Data records
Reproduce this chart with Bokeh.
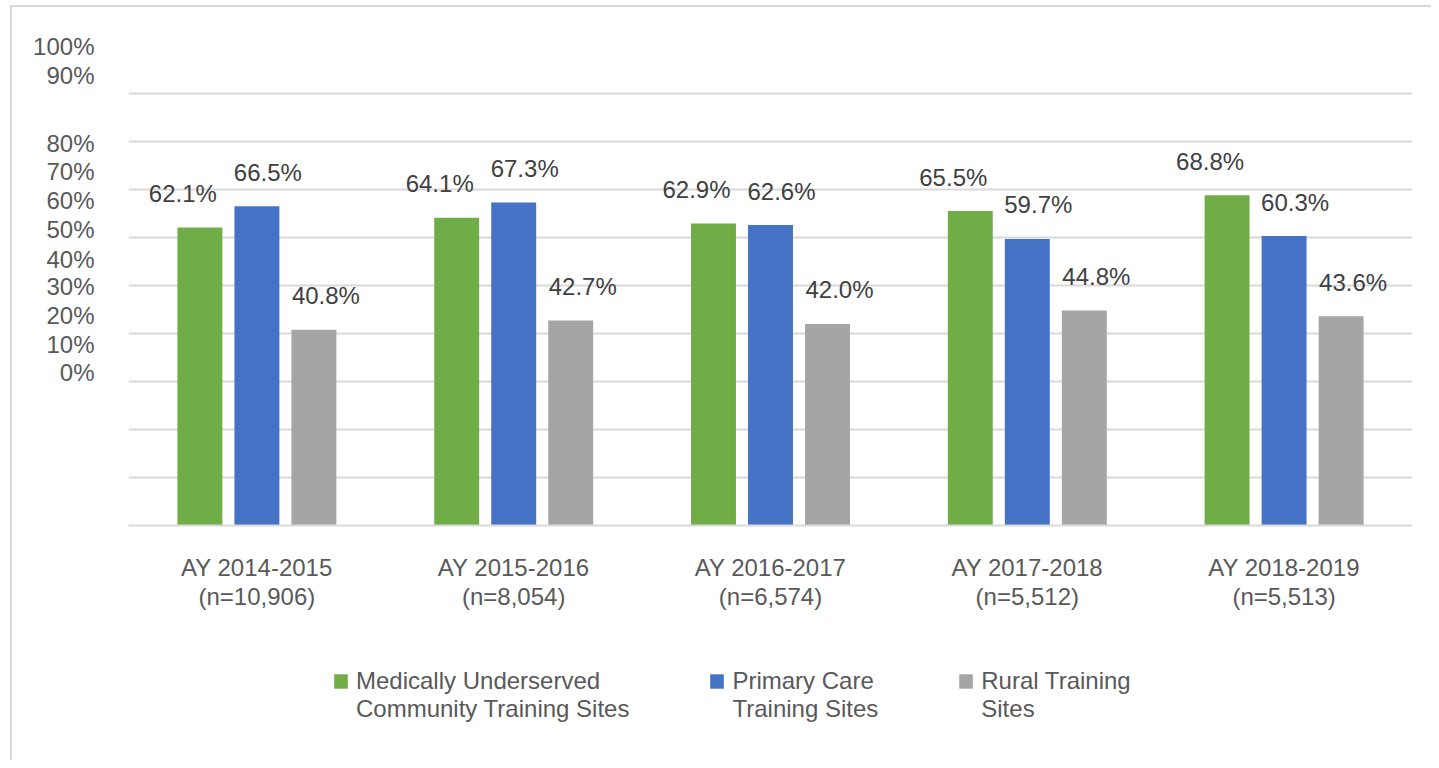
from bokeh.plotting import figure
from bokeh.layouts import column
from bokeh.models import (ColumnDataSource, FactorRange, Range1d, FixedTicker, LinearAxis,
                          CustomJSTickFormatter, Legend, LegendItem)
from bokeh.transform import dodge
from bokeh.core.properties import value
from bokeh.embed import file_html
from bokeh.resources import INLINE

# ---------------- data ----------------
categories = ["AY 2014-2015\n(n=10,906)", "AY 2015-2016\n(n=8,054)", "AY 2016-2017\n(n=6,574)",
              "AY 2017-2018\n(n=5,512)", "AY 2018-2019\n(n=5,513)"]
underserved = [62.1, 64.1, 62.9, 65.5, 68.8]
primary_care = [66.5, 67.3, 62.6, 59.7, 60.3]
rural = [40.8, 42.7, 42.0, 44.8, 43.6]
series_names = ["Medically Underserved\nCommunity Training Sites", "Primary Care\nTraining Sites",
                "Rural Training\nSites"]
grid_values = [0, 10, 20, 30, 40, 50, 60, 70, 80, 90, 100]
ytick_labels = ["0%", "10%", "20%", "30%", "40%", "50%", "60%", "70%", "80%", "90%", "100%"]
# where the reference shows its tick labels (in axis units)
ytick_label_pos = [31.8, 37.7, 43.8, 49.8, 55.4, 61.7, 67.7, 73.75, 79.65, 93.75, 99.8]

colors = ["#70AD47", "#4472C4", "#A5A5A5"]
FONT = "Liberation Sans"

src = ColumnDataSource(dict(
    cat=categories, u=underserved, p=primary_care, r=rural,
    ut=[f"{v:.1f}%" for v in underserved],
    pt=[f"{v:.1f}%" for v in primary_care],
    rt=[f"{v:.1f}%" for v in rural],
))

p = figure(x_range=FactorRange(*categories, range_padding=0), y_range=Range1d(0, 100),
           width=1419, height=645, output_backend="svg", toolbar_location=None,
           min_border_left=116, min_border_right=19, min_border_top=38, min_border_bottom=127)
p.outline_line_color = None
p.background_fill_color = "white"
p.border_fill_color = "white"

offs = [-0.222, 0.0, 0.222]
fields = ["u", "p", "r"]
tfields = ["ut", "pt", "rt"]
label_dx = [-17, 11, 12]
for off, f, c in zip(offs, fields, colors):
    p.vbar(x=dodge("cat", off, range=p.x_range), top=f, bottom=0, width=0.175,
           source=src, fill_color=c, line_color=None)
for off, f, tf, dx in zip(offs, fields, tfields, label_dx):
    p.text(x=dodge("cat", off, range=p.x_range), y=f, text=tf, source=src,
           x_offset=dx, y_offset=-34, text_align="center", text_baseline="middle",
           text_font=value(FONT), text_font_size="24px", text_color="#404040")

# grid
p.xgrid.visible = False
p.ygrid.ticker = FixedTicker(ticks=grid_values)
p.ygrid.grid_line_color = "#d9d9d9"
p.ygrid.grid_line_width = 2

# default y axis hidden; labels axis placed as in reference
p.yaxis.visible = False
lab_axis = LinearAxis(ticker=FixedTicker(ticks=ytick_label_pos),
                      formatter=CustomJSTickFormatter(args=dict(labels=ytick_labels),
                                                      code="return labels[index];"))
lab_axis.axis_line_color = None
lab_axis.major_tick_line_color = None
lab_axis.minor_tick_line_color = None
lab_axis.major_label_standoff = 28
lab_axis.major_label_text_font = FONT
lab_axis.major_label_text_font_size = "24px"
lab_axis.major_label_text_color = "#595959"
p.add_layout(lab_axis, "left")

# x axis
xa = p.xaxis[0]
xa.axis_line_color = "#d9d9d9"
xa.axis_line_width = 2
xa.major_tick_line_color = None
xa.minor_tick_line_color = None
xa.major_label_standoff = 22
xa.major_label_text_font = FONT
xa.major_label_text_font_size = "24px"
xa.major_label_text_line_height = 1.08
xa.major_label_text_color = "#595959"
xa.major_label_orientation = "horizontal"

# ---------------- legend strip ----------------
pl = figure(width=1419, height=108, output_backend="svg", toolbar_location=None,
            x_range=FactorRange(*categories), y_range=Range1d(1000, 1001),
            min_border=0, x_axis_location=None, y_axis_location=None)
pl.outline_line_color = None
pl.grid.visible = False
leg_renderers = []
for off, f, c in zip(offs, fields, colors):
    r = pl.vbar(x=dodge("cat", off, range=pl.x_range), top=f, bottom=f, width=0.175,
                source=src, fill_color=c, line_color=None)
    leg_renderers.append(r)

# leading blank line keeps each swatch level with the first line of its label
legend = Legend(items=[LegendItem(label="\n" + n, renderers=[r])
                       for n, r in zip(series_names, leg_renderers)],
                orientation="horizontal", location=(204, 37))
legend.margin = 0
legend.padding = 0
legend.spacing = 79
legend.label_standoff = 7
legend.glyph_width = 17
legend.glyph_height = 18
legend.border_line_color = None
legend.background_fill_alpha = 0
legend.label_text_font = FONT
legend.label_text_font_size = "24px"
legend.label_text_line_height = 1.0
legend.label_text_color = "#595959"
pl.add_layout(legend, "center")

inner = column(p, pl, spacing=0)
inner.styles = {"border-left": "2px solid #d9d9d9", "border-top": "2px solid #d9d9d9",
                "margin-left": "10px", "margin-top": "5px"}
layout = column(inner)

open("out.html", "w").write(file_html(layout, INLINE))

--

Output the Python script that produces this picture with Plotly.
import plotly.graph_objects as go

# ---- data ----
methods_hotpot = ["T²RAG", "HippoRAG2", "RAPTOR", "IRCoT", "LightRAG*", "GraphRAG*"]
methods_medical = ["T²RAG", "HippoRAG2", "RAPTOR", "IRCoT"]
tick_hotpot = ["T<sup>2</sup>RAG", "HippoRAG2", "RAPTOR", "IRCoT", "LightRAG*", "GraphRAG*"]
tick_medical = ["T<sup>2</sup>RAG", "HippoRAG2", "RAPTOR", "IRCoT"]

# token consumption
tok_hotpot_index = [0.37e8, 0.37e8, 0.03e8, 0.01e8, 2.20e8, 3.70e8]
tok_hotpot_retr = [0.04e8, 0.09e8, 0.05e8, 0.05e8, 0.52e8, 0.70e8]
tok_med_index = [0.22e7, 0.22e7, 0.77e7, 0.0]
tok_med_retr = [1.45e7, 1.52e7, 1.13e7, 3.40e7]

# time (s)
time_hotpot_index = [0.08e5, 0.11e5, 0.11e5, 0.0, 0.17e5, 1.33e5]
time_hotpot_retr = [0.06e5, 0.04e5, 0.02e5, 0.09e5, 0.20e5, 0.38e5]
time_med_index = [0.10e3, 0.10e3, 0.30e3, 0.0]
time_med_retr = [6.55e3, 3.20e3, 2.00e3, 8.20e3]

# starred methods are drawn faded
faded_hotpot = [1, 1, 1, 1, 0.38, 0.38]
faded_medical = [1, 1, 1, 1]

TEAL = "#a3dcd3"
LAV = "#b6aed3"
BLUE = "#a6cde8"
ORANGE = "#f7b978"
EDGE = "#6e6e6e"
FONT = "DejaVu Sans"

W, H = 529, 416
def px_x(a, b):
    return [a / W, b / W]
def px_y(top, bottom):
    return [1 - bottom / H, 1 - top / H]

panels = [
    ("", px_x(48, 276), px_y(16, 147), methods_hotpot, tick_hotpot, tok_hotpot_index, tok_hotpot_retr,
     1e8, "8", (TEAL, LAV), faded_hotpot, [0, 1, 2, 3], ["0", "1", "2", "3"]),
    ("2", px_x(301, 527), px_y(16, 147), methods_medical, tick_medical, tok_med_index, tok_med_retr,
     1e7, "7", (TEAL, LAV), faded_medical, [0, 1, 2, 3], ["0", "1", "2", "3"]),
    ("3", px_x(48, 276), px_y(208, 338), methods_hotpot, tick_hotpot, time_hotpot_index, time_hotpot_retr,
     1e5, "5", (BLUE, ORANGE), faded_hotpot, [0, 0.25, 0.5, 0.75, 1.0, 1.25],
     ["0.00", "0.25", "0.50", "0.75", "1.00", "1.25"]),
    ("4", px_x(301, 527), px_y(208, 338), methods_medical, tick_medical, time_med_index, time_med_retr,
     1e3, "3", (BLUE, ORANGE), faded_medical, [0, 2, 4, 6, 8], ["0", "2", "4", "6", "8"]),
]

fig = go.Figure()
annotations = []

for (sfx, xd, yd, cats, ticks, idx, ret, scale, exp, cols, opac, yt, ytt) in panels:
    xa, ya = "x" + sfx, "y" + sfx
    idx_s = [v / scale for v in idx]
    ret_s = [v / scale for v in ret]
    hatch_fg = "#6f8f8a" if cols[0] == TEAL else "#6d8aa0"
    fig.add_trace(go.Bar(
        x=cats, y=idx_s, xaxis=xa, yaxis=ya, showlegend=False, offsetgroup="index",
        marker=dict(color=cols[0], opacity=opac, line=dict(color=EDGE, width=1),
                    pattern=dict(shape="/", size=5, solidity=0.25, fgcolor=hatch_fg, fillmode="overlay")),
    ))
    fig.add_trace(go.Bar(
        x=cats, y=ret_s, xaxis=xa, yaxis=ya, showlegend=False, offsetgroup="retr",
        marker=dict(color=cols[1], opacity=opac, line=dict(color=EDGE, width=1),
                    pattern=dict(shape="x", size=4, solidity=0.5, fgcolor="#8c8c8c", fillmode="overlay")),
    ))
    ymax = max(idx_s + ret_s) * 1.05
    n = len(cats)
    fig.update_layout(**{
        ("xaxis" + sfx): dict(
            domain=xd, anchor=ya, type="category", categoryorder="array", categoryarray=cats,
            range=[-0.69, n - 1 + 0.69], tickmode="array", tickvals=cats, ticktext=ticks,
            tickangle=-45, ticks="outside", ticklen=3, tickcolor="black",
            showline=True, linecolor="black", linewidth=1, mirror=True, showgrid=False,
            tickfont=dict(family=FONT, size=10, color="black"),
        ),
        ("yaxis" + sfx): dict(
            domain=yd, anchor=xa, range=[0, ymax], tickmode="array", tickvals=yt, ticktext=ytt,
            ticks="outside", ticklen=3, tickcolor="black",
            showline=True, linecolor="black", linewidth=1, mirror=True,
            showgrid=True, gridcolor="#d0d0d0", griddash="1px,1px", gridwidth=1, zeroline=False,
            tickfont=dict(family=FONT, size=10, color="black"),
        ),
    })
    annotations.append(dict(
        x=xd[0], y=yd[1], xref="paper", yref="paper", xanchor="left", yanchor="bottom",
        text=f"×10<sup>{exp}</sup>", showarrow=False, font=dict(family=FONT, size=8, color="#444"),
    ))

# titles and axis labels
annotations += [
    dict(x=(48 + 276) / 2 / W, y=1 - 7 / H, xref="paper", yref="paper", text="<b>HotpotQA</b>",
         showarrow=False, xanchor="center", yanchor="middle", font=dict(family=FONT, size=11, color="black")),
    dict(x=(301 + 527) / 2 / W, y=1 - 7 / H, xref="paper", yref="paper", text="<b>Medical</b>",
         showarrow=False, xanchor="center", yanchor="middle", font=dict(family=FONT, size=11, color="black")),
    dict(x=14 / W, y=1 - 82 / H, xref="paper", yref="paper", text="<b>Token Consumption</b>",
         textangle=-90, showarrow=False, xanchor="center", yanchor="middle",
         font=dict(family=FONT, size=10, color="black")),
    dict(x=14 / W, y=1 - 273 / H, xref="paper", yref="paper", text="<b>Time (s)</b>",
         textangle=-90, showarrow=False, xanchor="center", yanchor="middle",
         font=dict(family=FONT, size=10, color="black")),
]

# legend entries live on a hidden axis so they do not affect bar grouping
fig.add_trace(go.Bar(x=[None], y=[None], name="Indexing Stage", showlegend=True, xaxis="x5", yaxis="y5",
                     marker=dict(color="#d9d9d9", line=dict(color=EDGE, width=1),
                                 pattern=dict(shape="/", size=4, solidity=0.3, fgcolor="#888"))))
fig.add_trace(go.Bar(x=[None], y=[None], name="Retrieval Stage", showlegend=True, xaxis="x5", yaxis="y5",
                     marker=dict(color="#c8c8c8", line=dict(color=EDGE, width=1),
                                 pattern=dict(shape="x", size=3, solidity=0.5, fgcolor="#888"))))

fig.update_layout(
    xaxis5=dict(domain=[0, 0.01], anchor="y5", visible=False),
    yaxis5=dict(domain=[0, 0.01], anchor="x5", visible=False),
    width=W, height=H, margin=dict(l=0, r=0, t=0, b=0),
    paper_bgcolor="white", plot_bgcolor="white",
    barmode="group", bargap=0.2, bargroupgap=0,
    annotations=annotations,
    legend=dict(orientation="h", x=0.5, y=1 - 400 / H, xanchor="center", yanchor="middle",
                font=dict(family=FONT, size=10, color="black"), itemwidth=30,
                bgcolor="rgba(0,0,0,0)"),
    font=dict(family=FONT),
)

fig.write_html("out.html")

What you should do
Copy every line from the records above that contains the word "with".

Response to this task
Reproduce this chart with Bokeh.
# leading blank line keeps each swatch level with the first line of its label
Output the Python script that produces this picture with Plotly.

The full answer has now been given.